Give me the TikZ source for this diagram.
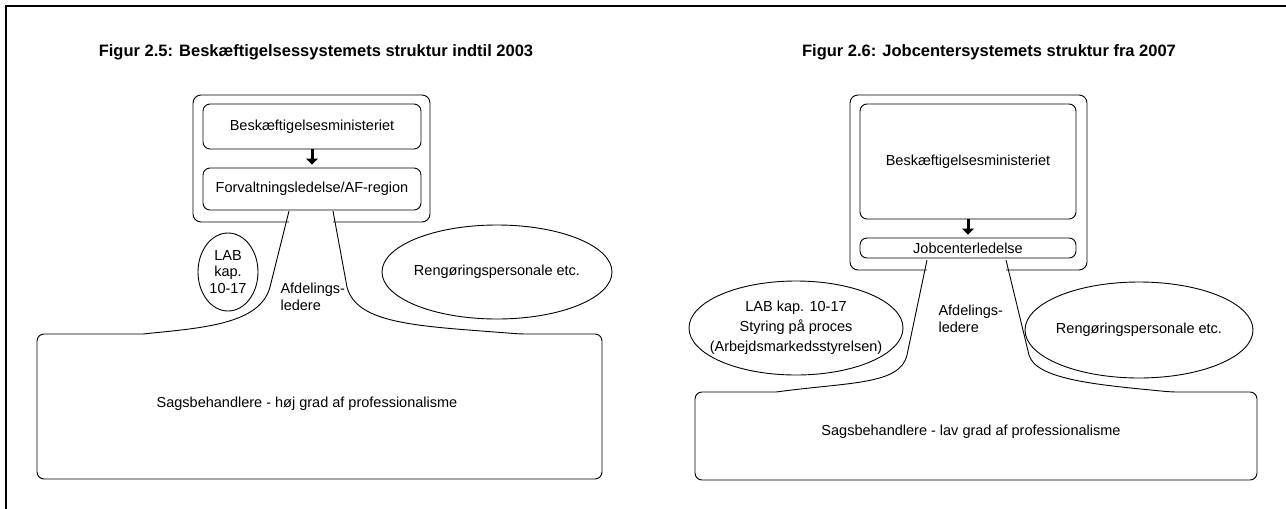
\documentclass[tikz,border=0pt]{standalone}
\usepackage{fontspec}
\setmainfont{Liberation Sans}
\usetikzlibrary{arrows.meta,shapes.geometric}
\tikzset{
	frame/.style={draw, line width=0.9pt, rounded corners=8pt},
	outline/.style={draw, line width=0.9pt},
	innerbox/.style={draw, line width=0.9pt, rounded corners=7pt, rectangle, inner sep=0pt, align=center},
	blob/.style={draw, line width=0.9pt, ellipse, inner sep=0pt},
	caption/.style={font=\fontsize{16.5}{20}\selectfont\bfseries},
	flow/.style={line width=3pt, shorten >=3pt, -{Triangle[width=12pt,length=6pt]}}
}

\begin{document}
\begin{tikzpicture}[x=1pt,y=-1pt,font=\fontsize{14.5}{16.5}\selectfont]
        \useasboundingbox (0,0) rectangle (1286,509);
        \draw[line width=2.5pt] (1286,6) -- (6,6) -- (6,509);
        % Figur 2.5
        \node[caption] (cap_L) at (316,52) {Figur 2.5: Beskæftigelsessystemets struktur indtil 2003};
        \draw[frame] (289,222) -- (193,222) -- (193,95) -- (430,95) -- (430,222) -- (333,222);
        \node[innerbox,minimum width=218pt,minimum height=45pt] (min_L) at (312,126.5) {Beskæftigelsesministeriet};
        \node[innerbox,minimum width=218pt,minimum height=42pt] (ledelse_L) at (312,189) {Forvaltningsledelse/AF-region};
        \draw[flow] (min_L) -- (ledelse_L);
        \coordinate (neck_l_L) at (289,211);
        \coordinate (bend_l_L) at (270,287);
        \coordinate (neck_r_L) at (333,211);
        \coordinate (bend_r_L) at (347,287);
        \draw[outline] (neck_l_L) -- (bend_l_L) .. controls (260,325) and (200,328) .. (143,334)
            [rounded corners=7pt] -- (37,334) -- (37,479) -- (602,479) -- (602,334) -- (520,334)
            [sharp corners] .. controls (420,326) and (357,325) .. (bend_r_L) -- (neck_r_L);
        \node[blob,minimum width=60pt,minimum height=78pt] (lab_L) at (228,272) {};
        \node[align=center] (lab_L_txt) at (lab_L) {LAB\\kap.\\10-17};
        \node[anchor=west,align=left] (afd_L) at (277,297) {Afdelings-\\ledere};
        \node[blob,minimum width=230pt,minimum height=94pt] (rengoring_L) at (497,272) {};
        \node (rengoring_L_txt) at (rengoring_L) {Rengøringspersonale etc.};
        \node (sag_L) at (307,404) {Sagsbehandlere - høj grad af professionalisme};
        % Figur 2.6
        \node[caption] (cap_R) at (989,52) {Figur 2.6: Jobcentersystemets struktur fra 2007};
        \draw[frame] (927,270) -- (850,270) -- (850,95) -- (1087,95) -- (1087,270) -- (1006,270);
        \node[innerbox,minimum width=216pt,minimum height=115pt] (min_R) at (968,161.5) {Beskæftigelsesministeriet};
        \node[innerbox,minimum width=216pt,minimum height=20pt] (ledelse_R) at (968,248) {Jobcenterledelse};
        \draw[flow] (min_R) -- (ledelse_R);
        \coordinate (neck_l_R) at (927,260);
        \coordinate (bend_l_R) at (907,355);
        \coordinate (neck_r_R) at (1006,260);
        \coordinate (bend_r_R) at (1029,355);
        \draw[outline] (neck_l_R) -- (bend_l_R) .. controls (900,385) and (850,382) .. (776,392)
            [rounded corners=7pt] -- (695,392) -- (695,480) -- (1257,480) -- (1257,392) -- (1171,392)
            [sharp corners] .. controls (1100,385) and (1036,380) .. (bend_r_R) -- (neck_r_R);
        \node[blob,minimum width=214pt,minimum height=94pt] (lab_R) at (796,328) {};
        \node[align=center,font=\fontsize{14.5}{20}\selectfont] (lab_R_txt) at (lab_R) {LAB kap. 10-17\\Styring på proces\\(Arbejdsmarkedsstyrelsen)};
        \node[anchor=west,align=left] (afd_R) at (935,319) {Afdelings-\\ledere};
        \node[blob,minimum width=228pt,minimum height=96pt] (rengoring_R) at (1139,330) {};
        \node (rengoring_R_txt) at (rengoring_R) {Rengøringspersonale etc.};
        \node (sag_R) at (971,432) {Sagsbehandlere - lav grad af professionalisme};
\end{tikzpicture}
\end{document}
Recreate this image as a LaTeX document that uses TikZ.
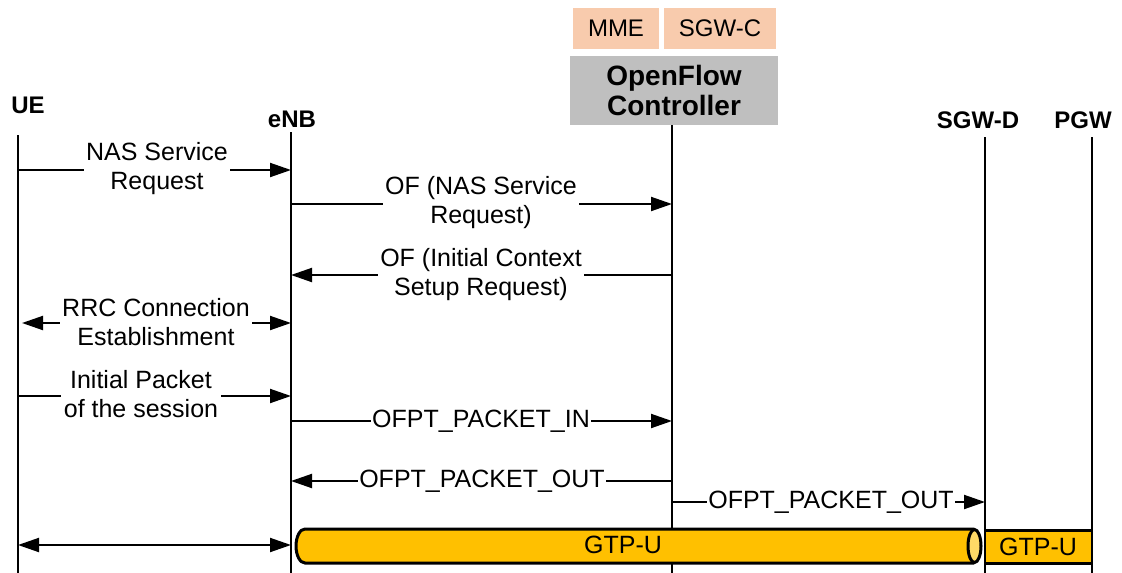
\documentclass[tikz,border=0pt]{standalone}
\usepackage{fontspec}
\setmainfont{Liberation Sans}
\usetikzlibrary{arrows.meta}
\definecolor{peach}{HTML}{F8CBAD}
\definecolor{ctrlgray}{HTML}{BFBFBF}
\definecolor{gtp}{HTML}{FFC000}
\definecolor{gtpcap}{HTML}{FFD966}
\begin{document}
\begin{tikzpicture}[x=1pt,y=-1pt,
  font=\fontsize{25}{29}\selectfont,
  head/.style={font=\fontsize{24}{28}\selectfont\bfseries, inner sep=0pt},
  peachbox/.style={fill=peach, inner sep=0pt, minimum height=41pt, font=\fontsize{24}{28}\selectfont},
  ctrlbox/.style={fill=ctrlgray, inner sep=0pt, minimum width=208pt, minimum height=69pt,
    align=center, font=\fontsize{28}{32}\selectfont\bfseries},
  life/.style={line width=1.4pt},
  msg/.style={line width=2pt, -{Triangle[length=21pt,width=14pt]}},
  dmsg/.style={line width=2pt, {Triangle[length=21pt,width=14pt]}-{Triangle[length=21pt,width=14pt]}},
  lbl/.style={fill=white, inner sep=2.5pt, align=center},
  tube/.style={line width=3pt, draw=black}]
\useasboundingbox (0,0) rectangle (1122,573);

% control-plane functions and the controller
\node[peachbox, minimum width=86pt] (mme) at (616,28.5) {MME};
\node[peachbox, minimum width=112pt] (sgwc) at (720,28.5) {SGW-C};
\node[ctrlbox] (ctrl) at (674,90.5) {OpenFlow\\[-2pt]Controller};

% entity names
\node[head] (ue) at (28,105) {UE};
\node[head] (enb) at (292,119) {eNB};
\node[head] (sgwd) at (978,120) {SGW-D};
\node[head] (pgw) at (1083,120) {PGW};

% lifelines
\coordinate (ueT) at (18,135);   \coordinate (ueB) at (18,573);
\coordinate (enbT) at (291,132); \coordinate (enbB) at (291,573);
\coordinate (ctT) at (672,125);  \coordinate (ctB) at (672,573);
\coordinate (sdT) at (985,137);  \coordinate (sdB) at (985,573);
\coordinate (pgT) at (1092,137); \coordinate (pgB) at (1092,573);
\draw[life] (ueT) -- (ueB);
\draw[life] (enbT) -- (enbB);
\draw[life] (ctT) -- (ctB);
\draw[life] (sdT) -- (sdB);
\draw[life] (pgT) -- (pgB);

% message rows
\coordinate (r1) at (0,170);
\coordinate (r2) at (0,204);
\coordinate (r3) at (0,275);
\coordinate (r4) at (0,323);
\coordinate (r5) at (0,396);
\coordinate (r6) at (0,421);
\coordinate (r7) at (0,481);
\coordinate (r8) at (0,502);
\coordinate (r9) at (0,545);

\draw[msg] (ueT |- r1) -- (enbT |- r1);
\node[lbl] (m1) at (157,169) {NAS Service\\Request};

\draw[msg] (enbT |- r2) -- (ctT |- r2);
\node[lbl] (m2) at (481,203) {OF (NAS Service\\Request)};

\draw[msg] (ctT |- r3) -- (enbT |- r3);
\node[lbl] (m3) at (481,275) {OF (Initial Context\\Setup Request)};

\draw[dmsg, shorten <=4pt] (ueT |- r4) -- (enbT |- r4);
\node[lbl] (m4) at (156,322) {RRC Connection\\Establishment};

\draw[msg] (ueT |- r5) -- (enbT |- r5);
\node[lbl] (m5) at (141,394) {Initial Packet\\of the session};

\draw[msg] (enbT |- r6) -- (ctT |- r6);
\node[lbl, inner sep=1pt] (m6) at (481,421) {OFPT\_PACKET\_IN};

\draw[msg] (ctT |- r7) -- (enbT |- r7);
\node[lbl, inner sep=1pt] (m7) at (482,481) {OFPT\_PACKET\_OUT};

\draw[msg] (ctT |- r8) -- (sdT |- r8);
\node[lbl, inner sep=1pt] (m8) at (831,502) {OFPT\_PACKET\_OUT};

\draw[dmsg] (ueT |- r9) -- (enbT |- r9);

% GTP-U tunnel eNB -- SGW-D (rounded left end, open cap on the right)
\filldraw[tube, fill=gtp] (974,529) -- (305,529)
  arc[start angle=270, end angle=90, x radius=9, y radius=17]
  -- (974,563);
\filldraw[tube, fill=gtpcap] (974.5,546) ellipse[x radius=6.5, y radius=16.5];
\node (g1) at (623,545) {GTP-U};

% GTP-U segment SGW-D -- PGW
\fill[gtp] (sdT |- 0,530) rectangle (pgT |- 0,563);
\draw[line width=3pt] (sdT |- 0,530) -- (pgT |- 0,530);
\draw[line width=3pt] (sdT |- 0,563) -- (pgT |- 0,563);
\draw[life] (sdT |- 0,530) -- (sdT |- 0,563);
\draw[life] (pgT |- 0,530) -- (pgT |- 0,563);
\node (g2) at (1038,547) {GTP-U};
\end{tikzpicture}
\end{document}
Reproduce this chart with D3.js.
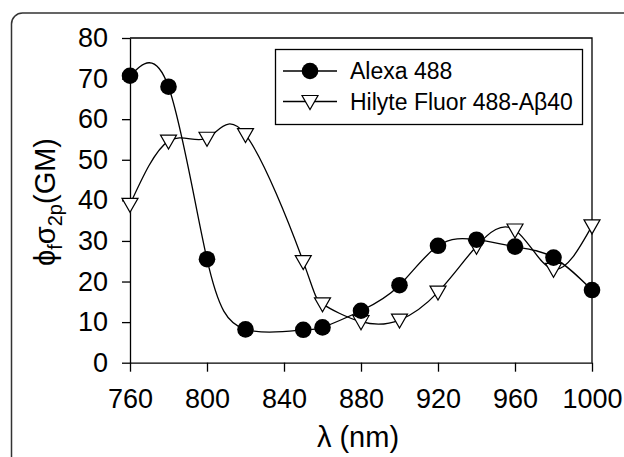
<!DOCTYPE html>
<html>
<head>
<meta charset="utf-8">
<script src="https://cdn.jsdelivr.net/npm/d3@7"></script>
<style>
    body { margin: 0; background: #fff; }
    svg { display: block; font-family: "Liberation Sans", Arial, sans-serif; }
</style>
</head>
<body>
<div id="chart"></div>
<script>
(function () {
    'use strict';

    // wavelengths (nm) and action cross sections (GM)
    var alexaX = [760, 780, 800, 820, 850, 860, 880, 900, 920, 940, 960, 980, 1000];
    var alexaY = [70.7, 68, 25.5, 8.2, 8.1, 8.7, 12.8, 19.1, 28.8, 30.3, 28.6, 25.9, 17.9];
    var hilyteX = [760, 780, 800, 820, 850, 860, 880, 900, 920, 940, 960, 980, 1000];
    var hilyteY = [39, 54.6, 55.3, 56.2, 24.9, 14.5, 10.1, 10.5, 17.4, 28.7, 32.7, 23, 33.7];
    var xTicks = [760, 800, 840, 880, 920, 960, 1000];
    var yTicks = [0, 10, 20, 30, 40, 50, 60, 70, 80];
    var seriesNames = ["Alexa 488", "Hilyte Fluor 488-A\u03b240"];

    var width = 624, height = 457;
    var plot = {left: 130, right: 592, top: 38, bottom: 362.7};

    var svg = d3.select("#chart")
        .append("svg")
        .attr("width", width)
        .attr("height", height);

    // rounded outer frame, runs off the right and bottom edges
    svg.append("rect")
        .attr("x", 11.5)
        .attr("y", 13)
        .attr("width", 660)
        .attr("height", 480)
        .attr("rx", 11)
        .attr("fill", "none")
        .attr("stroke", "#333")
        .attr("stroke-width", 1.5);

    var x = d3.scaleLinear().domain([760, 1000]).range([plot.left, plot.right]);
    var y = d3.scaleLinear().domain([0, 80]).range([plot.bottom, plot.top]);

    // plot box (top + right)
    svg.append("path")
        .attr("d", "M" + plot.left + "," + plot.top + "H" + plot.right + "V" + plot.bottom)
        .attr("fill", "none")
        .attr("stroke", "#000")
        .attr("stroke-width", 1.3);

    var xAxis = svg.append("g")
        .attr("transform", "translate(0," + plot.bottom + ")")
        .call(d3.axisBottom(x).tickValues(xTicks).tickFormat(d3.format("d"))
            .tickSize(9).tickPadding(17).tickSizeOuter(0));

    var yAxis = svg.append("g")
        .attr("transform", "translate(" + plot.left + ",0)")
        .call(d3.axisLeft(y).tickValues(yTicks).tickFormat(d3.format("d"))
            .tickSize(8).tickPadding(14).tickSizeOuter(0));

    [xAxis, yAxis].forEach(function (ax) {
        ax.select(".domain").attr("stroke", "#000").attr("stroke-width", 1.3);
        ax.selectAll(".tick line").attr("stroke", "#000").attr("stroke-width", 1.3);
        ax.selectAll(".tick text")
            .attr("fill", "#000")
            .style("font-size", "27px")
            .style("font-family", "'Liberation Sans', Arial, sans-serif");
    });

    // axis titles
    svg.append("text")
        .attr("x", (plot.left + plot.right) / 2 - 3)
        .attr("y", 447)
        .attr("text-anchor", "middle")
        .style("font-size", "29px")
        .text("\u03bb (nm)");

    var yTitle = svg.append("text")
        .attr("transform", "translate(55," + 202 + ") rotate(-90)")
        .attr("text-anchor", "middle")
        .style("font-size", "29px");
    yTitle.append("tspan").text("\u03d5");
    yTitle.append("tspan").attr("dy", 7).style("font-size", "20px").text("f");
    yTitle.append("tspan").attr("dy", -7).text("\u03c3");
    yTitle.append("tspan").attr("dy", 7).style("font-size", "20px").text("2p");
    yTitle.append("tspan").attr("dy", -7).text("(GM)");

    var line = d3.line()
        .x(function (d) { return x(d[0]); })
        .y(function (d) { return y(d[1]); })
        .curve(d3.curveNatural);

    var alexa = d3.zip(alexaX, alexaY);
    var hilyte = d3.zip(hilyteX, hilyteY);

    svg.append("path")
        .datum(hilyte)
        .attr("d", line)
        .attr("fill", "none")
        .attr("stroke", "#000")
        .attr("stroke-width", 1.3);

    svg.append("path")
        .datum(alexa)
        .attr("d", line)
        .attr("fill", "none")
        .attr("stroke", "#000")
        .attr("stroke-width", 1.3);

    var triangle = "M-8,-6L8,-6L0,8Z";

    function drawTriangles(sel) {
        sel.append("path")
            .attr("d", triangle)
            .attr("fill", "#fff")
            .attr("stroke", "#000")
            .attr("stroke-width", 1.2);
    }

    function drawCircles(sel) {
        sel.append("circle")
            .attr("r", 8.3)
            .attr("fill", "#000");
    }

    svg.selectAll("g.hilyte")
        .data(hilyte)
        .enter()
        .append("g")
        .attr("class", "hilyte")
        .attr("transform", function (d) { return "translate(" + x(d[0]) + "," + y(d[1]) + ")"; })
        .call(drawTriangles);

    svg.selectAll("g.alexa")
        .data(alexa)
        .enter()
        .append("g")
        .attr("class", "alexa")
        .attr("transform", function (d) { return "translate(" + x(d[0]) + "," + y(d[1]) + ")"; })
        .call(drawCircles);

    // legend
    var legend = svg.append("g");
    legend.append("rect")
        .attr("x", 275.5)
        .attr("y", 49.5)
        .attr("width", 307)
        .attr("height", 75)
        .attr("fill", "#fff")
        .attr("stroke", "#000")
        .attr("stroke-width", 1.3);

    var rows = legend.selectAll("g.row")
        .data(seriesNames)
        .enter()
        .append("g")
        .attr("class", "row")
        .attr("transform", function (d, i) { return "translate(0," + (71 + i * 30.5) + ")"; });

    rows.append("line")
        .attr("x1", 283)
        .attr("x2", 337)
        .attr("stroke", "#000")
        .attr("stroke-width", 1.3);

    rows.filter(function (d, i) { return i === 0; }).append("g")
        .attr("transform", "translate(310,0)")
        .call(drawCircles);
    rows.filter(function (d, i) { return i === 1; }).append("g")
        .attr("transform", "translate(310,0)")
        .call(drawTriangles);

    rows.append("text")
        .attr("x", 350)
        .attr("dy", "0.36em")
        .style("font-size", "23px")
        .text(function (d) { return d; });
})();
</script>
</body>
</html>
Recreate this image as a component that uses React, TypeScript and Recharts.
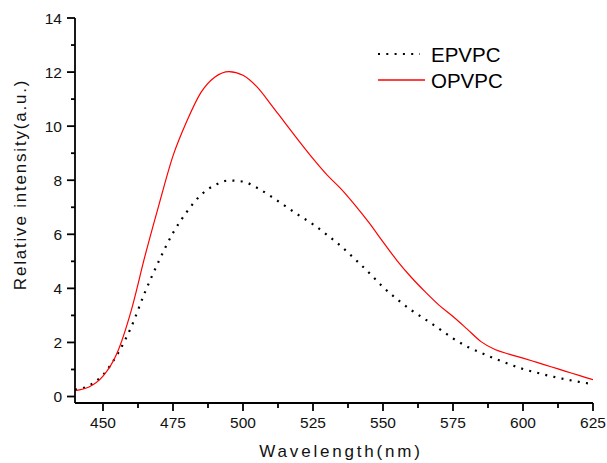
import { LineChart, Line, XAxis, YAxis, Legend } from 'recharts';

// wavelength (nm)
const wavelengths = [
  440, 445, 450, 455, 460, 465, 470, 475, 480, 485, 490, 495, 500, 505, 510, 515, 520, 525, 530,
  535, 540, 545, 550, 555, 560, 565, 570, 575, 580, 585, 590, 595, 600, 605, 610, 615, 620, 625,
];

const epvpc = [
  0.25, 0.4, 0.8, 1.54, 2.55, 3.86, 5.02, 6.05, 6.84, 7.46, 7.82, 7.99, 7.95, 7.72, 7.4, 7.05, 6.7, 6.37, 5.98,
  5.56, 5.08, 4.58, 4.05, 3.6, 3.2, 2.86, 2.51, 2.15, 1.85, 1.62, 1.4, 1.2, 1.02, 0.88, 0.75, 0.64, 0.54, 0.46,
];

const opvpc = [
  0.22, 0.35, 0.75, 1.6, 3.15, 5.2, 7.1, 8.9, 10.2, 11.25, 11.82, 12.02, 11.88, 11.45, 10.8, 10.12, 9.45, 8.8, 8.2,
  7.68, 7.08, 6.43, 5.72, 5.03, 4.42, 3.88, 3.38, 2.96, 2.5, 2.03, 1.74, 1.57, 1.42, 1.26, 1.1, 0.94, 0.78, 0.62,
];

// major + minor ticks
const xTicks = [450, 462.5, 475, 487.5, 500, 512.5, 525, 537.5, 550, 562.5, 575, 587.5, 600, 612.5, 625];
const yTicks = [0, 1, 2, 3, 4, 5, 6, 7, 8, 9, 10, 11, 12, 13, 14];

const data = wavelengths.map((nm, i) => ({ nm, EPVPC: epvpc[i], OPVPC: opvpc[i] }));

const FONT = '"Liberation Sans", Arial, sans-serif';

const XTick = ({ x, y, payload }: any) => {
  const major = payload.value % 25 === 0;
  return (
    <g>
      <line x1={x} x2={x} y1={y} y2={y + (major ? 8 : 5)} stroke="#000" strokeWidth={1.8} />
      {major && (
        <text x={x} y={y + 25} textAnchor="middle" fontSize={15.5} fontFamily={FONT} fill="#111">
          {payload.value}
        </text>
      )}
    </g>
  );
};

const YTick = ({ x, y, payload }: any) => {
  const major = payload.value % 2 === 0;
  return (
    <g>
      <line x1={x - (major ? 8 : 4)} x2={x} y1={y} y2={y} stroke="#000" strokeWidth={1.8} />
      {major && (
        <text x={x - 13} y={y} dy="0.36em" textAnchor="end" fontSize={15.5} fontFamily={FONT} fill="#111">
          {payload.value}
        </text>
      )}
    </g>
  );
};

const LegendBox = () => (
  <svg width={150} height={60} style={{ display: 'block' }}>
    <line x1={8} x2={50} y1={14} y2={14} stroke="#000" strokeWidth={2.2} strokeDasharray="2 6.3" />
    <text x={61} y={22} fontSize={20.5} fontFamily={FONT} fill="#000">EPVPC</text>
    <line x1={8} x2={55} y1={40} y2={40} stroke="#ff0000" strokeWidth={1.3} />
    <text x={61} y={48} fontSize={20.5} fontFamily={FONT} fill="#000">OPVPC</text>
  </svg>
);

export default function App() {
  return (
    <div style={{ position: 'absolute', left: 0, top: 0, background: '#fff' }}>
      <LineChart width={607} height={463} data={data} margin={{ top: 18, right: 14, bottom: 0, left: 0 }}>
        <XAxis
          dataKey="nm"
          type="number"
          domain={[440, 625]}
          ticks={xTicks}
          interval={0}
          tickSize={0}
          tickMargin={0}
          tick={<XTick />}
          height={60}
          axisLine={{ stroke: '#000', strokeWidth: 1.8 }}
          tickLine={false}
          allowDataOverflow
        />
        <YAxis
          type="number"
          domain={[-0.24, 14]}
          ticks={yTicks}
          interval={0}
          tickSize={0}
          tickMargin={0}
          tick={<YTick />}
          width={75}
          axisLine={{ stroke: '#000', strokeWidth: 1.8 }}
          tickLine={false}
          allowDataOverflow
        />
        <Legend
          layout="vertical"
          align="center"
          verticalAlign="middle"
          content={<LegendBox />}
          wrapperStyle={{ left: 370, top: 40, width: 150, height: 60 }}
        />
        <Line
          type="monotone"
          dataKey="EPVPC"
          stroke="#000"
          strokeWidth={2.2}
          strokeDasharray="2 6.3"
          dot={false}
          isAnimationActive={false}
        />
        <Line
          type="monotone"
          dataKey="OPVPC"
          stroke="#ff0000"
          strokeWidth={1.2}
          dot={false}
          isAnimationActive={false}
        />
        <text x={341} y={457} textAnchor="middle" fontSize={17} letterSpacing={2.8} fontFamily={FONT} fill="#111">
          Wavelength(nm)
        </text>
        <text
          x={25.5}
          y={184.5}
          textAnchor="middle"
          fontSize={17}
          letterSpacing={1.8}
          fontFamily={FONT}
          fill="#111"
          transform="rotate(-90 25.5 184.5)"
        >
          Relative intensity(a.u.)
        </text>
      </LineChart>
    </div>
  );
}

What you should do -
Looking above, find the stretch of lines that opens with the one holding "Recreate this image as a LaTeX" and closes with the one holding "(ctrl) at (674,90.5)". Copy it exactly, pictures excluded.

Result below -
Recreate this image as a LaTeX document that uses TikZ.
\documentclass[tikz,border=0pt]{standalone}
\usepackage{fontspec}
\setmainfont{Liberation Sans}
\usetikzlibrary{arrows.meta}
\definecolor{peach}{HTML}{F8CBAD}
\definecolor{ctrlgray}{HTML}{BFBFBF}
\definecolor{gtp}{HTML}{FFC000}
\definecolor{gtpcap}{HTML}{FFD966}
\begin{document}
\begin{tikzpicture}[x=1pt,y=-1pt,
  font=\fontsize{25}{29}\selectfont,
  head/.style={font=\fontsize{24}{28}\selectfont\bfseries, inner sep=0pt},
  peachbox/.style={fill=peach, inner sep=0pt, minimum height=41pt, font=\fontsize{24}{28}\selectfont},
  ctrlbox/.style={fill=ctrlgray, inner sep=0pt, minimum width=208pt, minimum height=69pt,
    align=center, font=\fontsize{28}{32}\selectfont\bfseries},
  life/.style={line width=1.4pt},
  msg/.style={line width=2pt, -{Triangle[length=21pt,width=14pt]}},
  dmsg/.style={line width=2pt, {Triangle[length=21pt,width=14pt]}-{Triangle[length=21pt,width=14pt]}},
  lbl/.style={fill=white, inner sep=2.5pt, align=center},
  tube/.style={line width=3pt, draw=black}]
\useasboundingbox (0,0) rectangle (1122,573);

% control-plane functions and the controller
\node[peachbox, minimum width=86pt] (mme) at (616,28.5) {MME};
\node[peachbox, minimum width=112pt] (sgwc) at (720,28.5) {SGW-C};
\node[ctrlbox] (ctrl) at (674,90.5) {OpenFlow\\[-2pt]Controller};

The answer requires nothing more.